INSTRUCTION
Say how many lines hold the string "React", and nothing more.

COLLECTED MATERIAL
⁂

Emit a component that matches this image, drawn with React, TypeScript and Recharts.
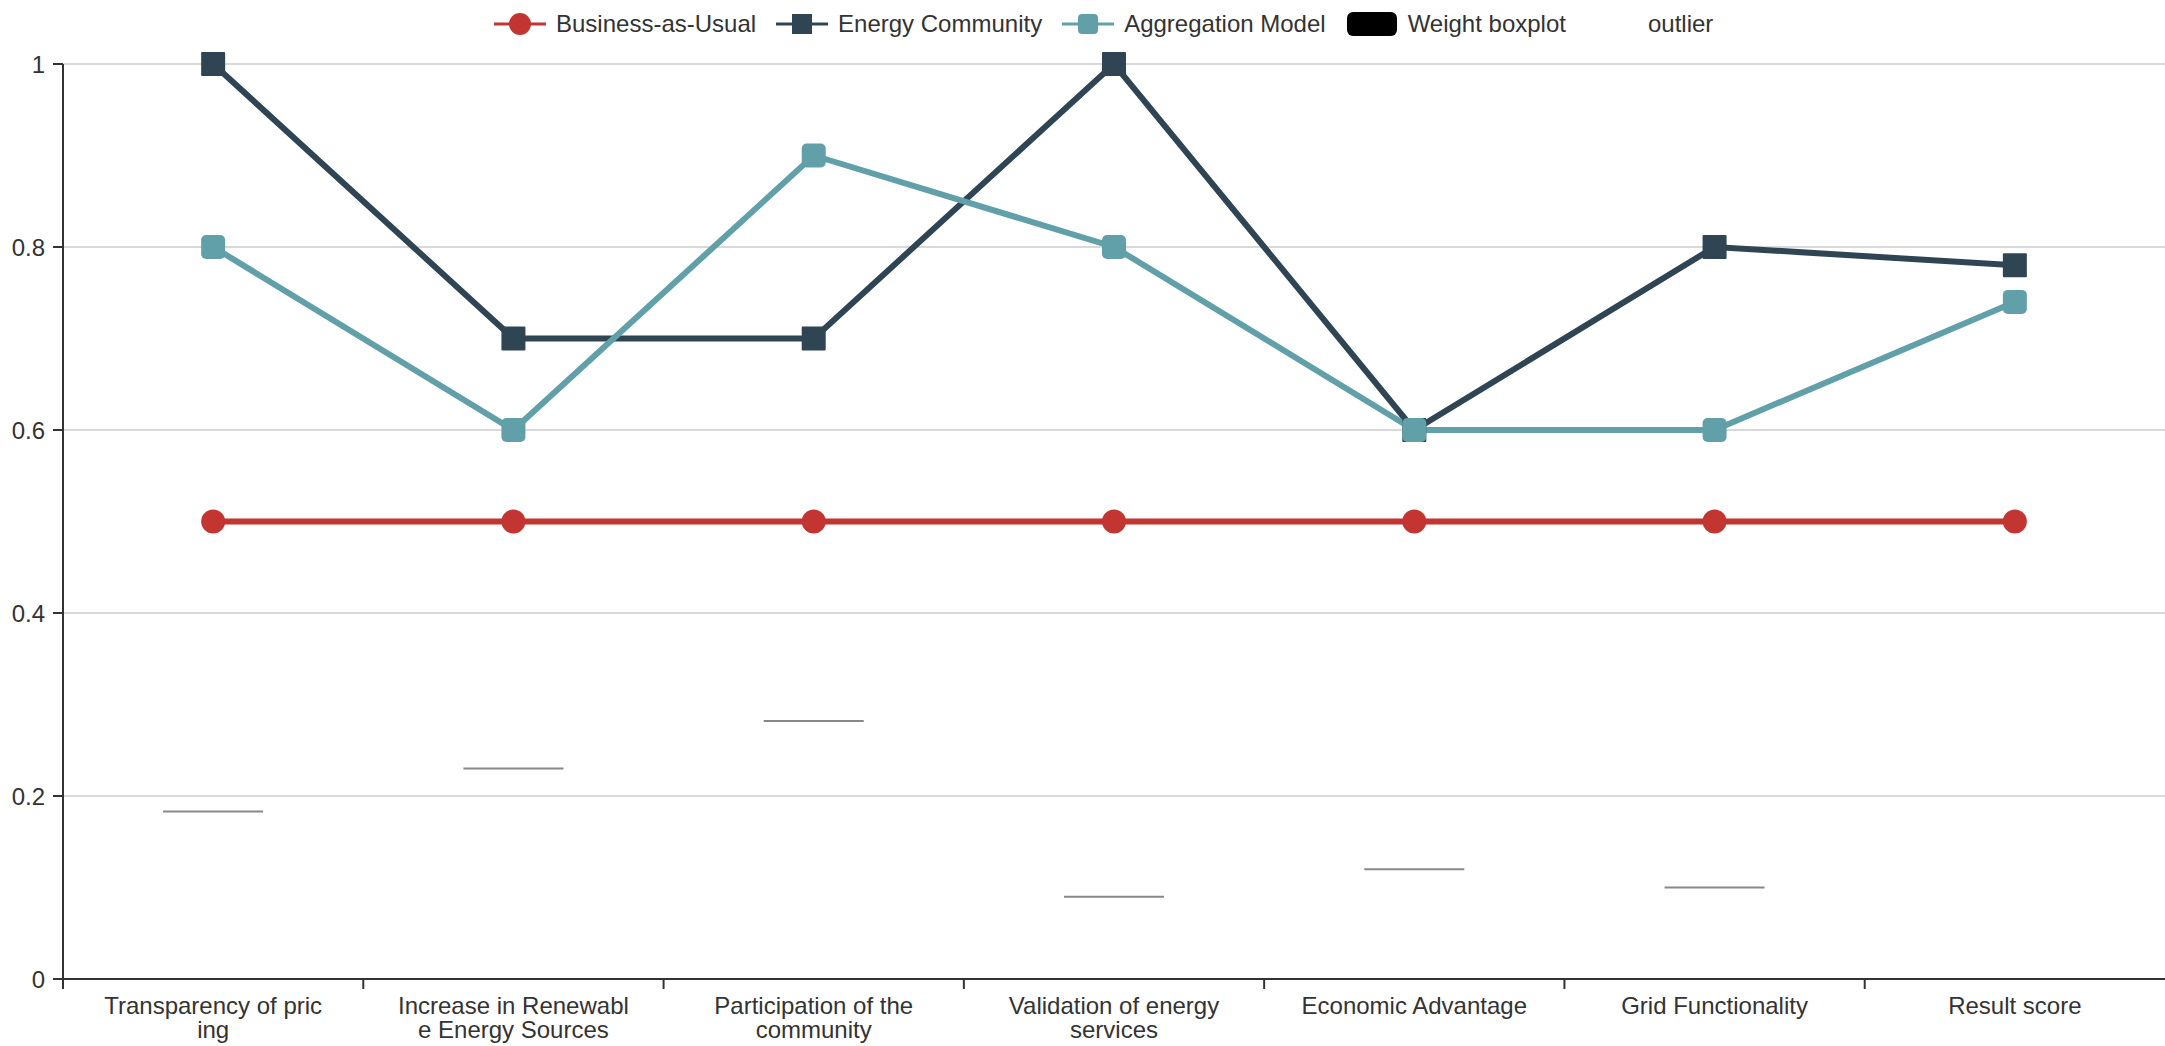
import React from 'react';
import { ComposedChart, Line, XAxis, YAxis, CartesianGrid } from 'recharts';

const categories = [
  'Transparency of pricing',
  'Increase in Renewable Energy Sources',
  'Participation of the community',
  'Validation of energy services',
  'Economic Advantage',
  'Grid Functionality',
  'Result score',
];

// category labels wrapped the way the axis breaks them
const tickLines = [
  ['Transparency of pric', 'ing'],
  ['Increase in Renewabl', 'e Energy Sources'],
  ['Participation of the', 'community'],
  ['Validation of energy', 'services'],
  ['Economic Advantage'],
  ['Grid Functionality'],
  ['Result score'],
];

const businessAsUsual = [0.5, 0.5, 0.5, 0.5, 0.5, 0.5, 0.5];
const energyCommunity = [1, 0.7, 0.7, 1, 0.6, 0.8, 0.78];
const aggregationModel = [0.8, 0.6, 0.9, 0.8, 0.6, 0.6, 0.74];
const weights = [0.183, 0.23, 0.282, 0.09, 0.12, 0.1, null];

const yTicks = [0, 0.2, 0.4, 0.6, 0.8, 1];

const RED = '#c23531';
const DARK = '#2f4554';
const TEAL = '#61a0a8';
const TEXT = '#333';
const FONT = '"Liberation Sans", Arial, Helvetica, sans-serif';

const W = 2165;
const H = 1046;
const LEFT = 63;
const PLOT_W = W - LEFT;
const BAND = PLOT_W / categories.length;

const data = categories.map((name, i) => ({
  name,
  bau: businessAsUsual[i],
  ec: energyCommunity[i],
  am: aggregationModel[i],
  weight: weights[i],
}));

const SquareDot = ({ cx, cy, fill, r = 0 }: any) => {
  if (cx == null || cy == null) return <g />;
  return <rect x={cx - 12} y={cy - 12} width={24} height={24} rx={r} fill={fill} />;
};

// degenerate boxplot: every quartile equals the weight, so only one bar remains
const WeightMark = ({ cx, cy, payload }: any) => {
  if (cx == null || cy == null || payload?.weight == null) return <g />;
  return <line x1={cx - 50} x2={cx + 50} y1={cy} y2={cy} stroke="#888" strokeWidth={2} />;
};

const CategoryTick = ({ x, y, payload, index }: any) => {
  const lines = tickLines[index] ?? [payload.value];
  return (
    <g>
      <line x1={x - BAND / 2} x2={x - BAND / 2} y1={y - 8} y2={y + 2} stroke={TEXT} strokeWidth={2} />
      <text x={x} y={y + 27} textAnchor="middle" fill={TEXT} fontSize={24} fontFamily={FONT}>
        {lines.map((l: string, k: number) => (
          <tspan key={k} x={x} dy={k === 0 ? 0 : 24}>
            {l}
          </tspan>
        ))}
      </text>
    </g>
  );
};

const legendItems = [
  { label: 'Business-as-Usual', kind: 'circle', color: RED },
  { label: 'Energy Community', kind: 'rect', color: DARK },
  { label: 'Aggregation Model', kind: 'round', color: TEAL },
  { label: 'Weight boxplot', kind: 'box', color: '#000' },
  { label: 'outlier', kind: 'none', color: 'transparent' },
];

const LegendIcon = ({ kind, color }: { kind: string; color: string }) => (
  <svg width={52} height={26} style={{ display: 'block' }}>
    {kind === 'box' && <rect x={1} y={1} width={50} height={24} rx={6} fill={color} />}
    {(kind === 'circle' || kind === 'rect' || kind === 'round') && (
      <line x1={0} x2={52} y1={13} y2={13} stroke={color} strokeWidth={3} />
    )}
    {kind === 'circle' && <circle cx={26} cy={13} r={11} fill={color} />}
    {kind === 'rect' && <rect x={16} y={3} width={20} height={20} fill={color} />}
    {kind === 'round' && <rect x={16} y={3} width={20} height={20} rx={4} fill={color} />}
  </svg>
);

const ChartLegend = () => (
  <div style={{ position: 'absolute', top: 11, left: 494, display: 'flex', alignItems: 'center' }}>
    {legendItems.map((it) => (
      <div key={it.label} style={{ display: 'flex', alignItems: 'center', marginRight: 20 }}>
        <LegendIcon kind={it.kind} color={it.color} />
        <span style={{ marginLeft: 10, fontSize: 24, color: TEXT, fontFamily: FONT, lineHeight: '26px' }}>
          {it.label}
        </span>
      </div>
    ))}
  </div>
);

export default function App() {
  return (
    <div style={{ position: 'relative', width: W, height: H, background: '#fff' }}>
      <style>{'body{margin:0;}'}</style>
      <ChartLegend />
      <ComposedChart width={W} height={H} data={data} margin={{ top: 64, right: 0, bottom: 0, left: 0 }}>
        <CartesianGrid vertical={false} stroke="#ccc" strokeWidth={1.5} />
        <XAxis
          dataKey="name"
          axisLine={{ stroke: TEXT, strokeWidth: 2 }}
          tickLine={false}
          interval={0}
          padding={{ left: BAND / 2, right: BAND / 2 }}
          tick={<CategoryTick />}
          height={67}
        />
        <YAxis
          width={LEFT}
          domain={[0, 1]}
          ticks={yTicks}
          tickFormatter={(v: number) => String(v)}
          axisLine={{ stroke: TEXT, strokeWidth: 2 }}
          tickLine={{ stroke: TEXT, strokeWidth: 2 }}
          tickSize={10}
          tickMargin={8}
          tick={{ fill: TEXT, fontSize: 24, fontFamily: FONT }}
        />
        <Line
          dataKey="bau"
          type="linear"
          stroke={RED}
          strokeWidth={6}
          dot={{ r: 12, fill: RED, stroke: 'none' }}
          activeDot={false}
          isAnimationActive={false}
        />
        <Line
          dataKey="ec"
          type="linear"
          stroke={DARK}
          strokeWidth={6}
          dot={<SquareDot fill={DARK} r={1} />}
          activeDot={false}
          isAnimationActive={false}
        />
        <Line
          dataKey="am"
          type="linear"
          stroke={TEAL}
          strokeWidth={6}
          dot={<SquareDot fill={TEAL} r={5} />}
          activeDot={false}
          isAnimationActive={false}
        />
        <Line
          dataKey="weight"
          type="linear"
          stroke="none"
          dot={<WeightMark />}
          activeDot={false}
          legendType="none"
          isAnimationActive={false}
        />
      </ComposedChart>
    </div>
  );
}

⁂

EXERCISE RESULT
2